Robeson is a former Scranton firefighter and current firefighter in York. He set out to run a half marathon through his hometown of Scranton, wearing everything a firefighter wears on the job: the coat and pants, the heavy boots, all while breathing from an oxygen tank. Fellow firefighters helped him switch out his tanks along the route.
"I hope that people can appreciate the amount of effort, not that I'm putting forth, but our firefighters put forth. When there's an actual structure fire and the guys go into a job, it's much more taxing on the body than my half marathon will be," Robeson explained.
Only a firefighter could truly appreciate what he is attempting.
"When he approached me about that, to help with the logistics portion of it, I said, 'Well, of course you're going to do that, it's the craziest thing I've ever heard,'" said Scranton firefighter Kyle Savage.
Robeson did some of his training at Rescue One on Wyoming Avenue in Scranton.
This is a race he's been preparing his whole life for.
"Ryan's story is, you know, his story coming up, growing up, his journey to the fire department itself, that'll give you the chills," said Savage.
Robeson was born into a firefighting family and knows better than most of us the sacrifices the job requires. His dad, Scranton Fire Captain James Robeson, was killed in the line of duty in 2008.
"What happened with my dad kind of lead me to where I am now in a lot of ways. In my training aspects, I use it a lot for motivation and also for my job to keep me motivated in my career," Robeson said. "I had big shoes to fill. I'm trying to do that."
With every step, he does.
Robeson is trying to do something that may never have been done before. Guinness World Records was even watching as he's trying to set a world record.
"There's a little bit of a burden that I'm carrying there. There's an expectation that I'm going to finish it, and I don't want to let people down at that point, so there's definitely a weight that I'm carrying."
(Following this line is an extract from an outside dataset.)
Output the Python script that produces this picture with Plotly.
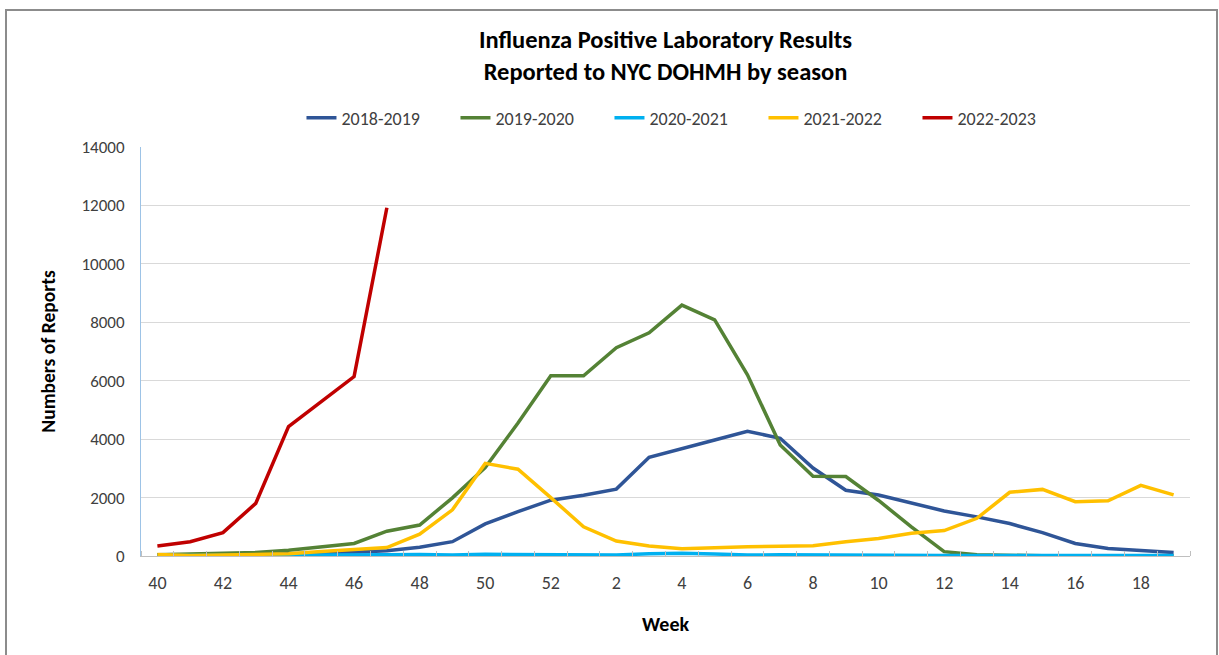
import plotly.graph_objects as go

weeks = list(range(40, 53)) + list(range(1, 20))
week_labels = [str(w) for w in weeks]

s2018_2019 = [30, 30, 50, 60, 80, 100, 130, 180, 300, 490, 1100, 1520, 1910, 2080, 2290, 3380,
              3690, 3970, 4270, 4030, 3010, 2250, 2090, 1800, 1540, 1340, 1110, 800, 430, 260, 180, 120]
s2019_2020 = [40, 60, 90, 120, 200, 320, 430, 850, 1060, 1990, 3030, 4550, 6170, 6170, 7130, 7640,
              8590, 8080, 6200, 3800, 2730, 2720, 1900, 1000, 150, 40, 20, 10, 10, 10, 10, 10]
s2020_2021 = [20, 20, 20, 20, 20, 30, 30, 40, 50, 30, 60, 60, 30, 50, 30, 80,
              90, 70, 30, 40, 30, 20, 20, 20, 20, 20, 20, 20, 20, 20, 20, 20]
s2021_2022 = [50, 20, 30, 50, 80, 150, 220, 290, 750, 1580, 3170, 2970, 2000, 1000, 510, 340,
              250, 300, 320, 330, 350, 490, 600, 780, 870, 1290, 2180, 2280, 1860, 1890, 2420, 2090]
s2022_2023 = [340, 490, 800, 1800, 4430, 5280, 6140, 11920]

series = [
    ("2018-2019", s2018_2019, "#2f5597"),
    ("2019-2020", s2019_2020, "#548235"),
    ("2020-2021", s2020_2021, "#00b0f0"),
    ("2021-2022", s2021_2022, "#ffc000"),
    ("2022-2023", s2022_2023, "#c00000"),
]

FONT = "Calibri, Carlito, 'Liberation Sans', sans-serif"

fig = go.Figure()
idx = list(range(len(weeks)))
for name, vals, color in series:
    fig.add_trace(go.Scatter(
        x=idx[:len(vals)], y=vals, name=name, mode="lines",
        line=dict(color=color, width=3.5),
    ))

fig.update_layout(
    width=1219, height=655,
    margin=dict(l=141, r=29, t=147, b=99),
    paper_bgcolor="white", plot_bgcolor="white",
    font=dict(family=FONT, color="#404040", size=17),
    title=dict(
        text="Influenza Positive Laboratory Results<br>Reported to NYC DOHMH by season",
        x=0.5, xanchor="center", xref="paper", y=0.927, yanchor="top",
        font=dict(family=FONT, size=24.5, color="#000000", weight="bold"),
    ),
    legend=dict(
        orientation="h", x=0.52, xanchor="center", y=1.071, yanchor="middle",
        font=dict(family=FONT, size=18, color="#404040"),
        entrywidth=109, entrywidthmode="pixels", itemwidth=30,
        bgcolor="rgba(0,0,0,0)",
    ),
    showlegend=True,
)

fig.update_xaxes(
    range=[-0.5, len(weeks) - 0.5],
    tickmode="array", tickvals=idx[::2], ticktext=week_labels[::2],
    ticks="", showgrid=False, zeroline=False,
    showline=True, linecolor="#bfbfbf", linewidth=1,
    ticklabelstandoff=10,
    tickfont=dict(family=FONT, size=18, color="#404040"),
    minor=dict(ticks="inside", tick0=-0.5, dtick=1, ticklen=5, tickcolor="#bfbfbf", showgrid=False),
    title=dict(text="<b>Week</b>", font=dict(family=FONT, size=20, color="#000000"), standoff=24),
)
fig.update_yaxes(
    range=[0, 14000], dtick=2000, tick0=0, tickformat="d",
    showgrid=True, gridcolor="#d9d9d9", gridwidth=1.3,
    zeroline=False, showline=True, linecolor="#9dc3e6", linewidth=1,
    ticks="", ticklabelstandoff=12,
    tickfont=dict(family=FONT, size=17, color="#404040"),
    title=dict(text="<b>Numbers of Reports</b>", font=dict(family=FONT, size=19.5, color="#000000"), standoff=20),
)

fig.add_shape(type="rect", xref="paper", yref="paper",
              x0=(6 - 141) / 1049, x1=(1217 - 141) / 1049,
              y0=(556 - 665) / 409, y1=(556 - 10) / 409,
              line=dict(color="#8c8c8c", width=2), fillcolor="rgba(0,0,0,0)", layer="below")

fig.write_html("out.html", config={"displayModeBar": False},
               post_script="document.body.style.margin='0';document.body.style.overflow='hidden';")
That weight--about 50 pounds--slowed him down.
The air tanks did, too, running out about every mile. But as with firefighting, Robeson's record run was not a solo sport.
He never stopped, and with his family, fire department, and hometown beside him, he crossed the finish line just a few minutes past his goal of three and a half hours.
No, Ryan Robeson is not like the most of us. And now, he's among the best in the world.